I have to ask something here Ammi, I'm afraid. If, in the context of school children, a child was racially abusing another child... would you then take no action if that child turned around and punched them in the face (hard enough to give them multiple contusions)?

Would you take no action if the other kid hit first?

Would you take no action, even if the kid being abusive was a known and persistent bully?

I'm hoping and assuming that the answer to all of those, is that physical violence is never the appropriate response. That defending yourself is OK if someone won't get off of you, for example, is OK but if someone hits you and runs away... you tell someone, you don't chase after them and hit them back.

And assuming all of those things (and I really do hope I'm right, that a teacher wouldn't ever justify children carrying out physical retaliation)..

WHY on earth would it be OK for grown adults to engage in unnecessary physical retaliation?

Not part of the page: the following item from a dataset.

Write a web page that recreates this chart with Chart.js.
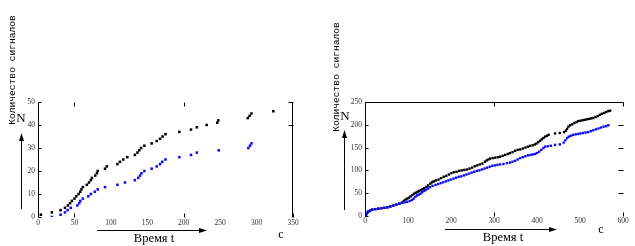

I'm not talking about empathy here; of course you might understand why a kid would hit back. I understand why the people on the bus were frustrated, upset, enraged and hit back. Empathising with why it happened is NOT the same thing as condoning it, and certainly not the same as encouraging it or advocating for it as an appropriate course of action.

Can we forgive these guys for being frustrated, hurt and lashing out? Absolutely... but should we be telling them (and others) that it was justified? In fact not even just justified - but the RIGHT thing to do?

I just can't imagine it.

I can't imagine that you'd be approached by a child saying that another child did something to them - even something awful - and the response would be "Oh you should have socked them one back, right in the side of the head, little Jimmy".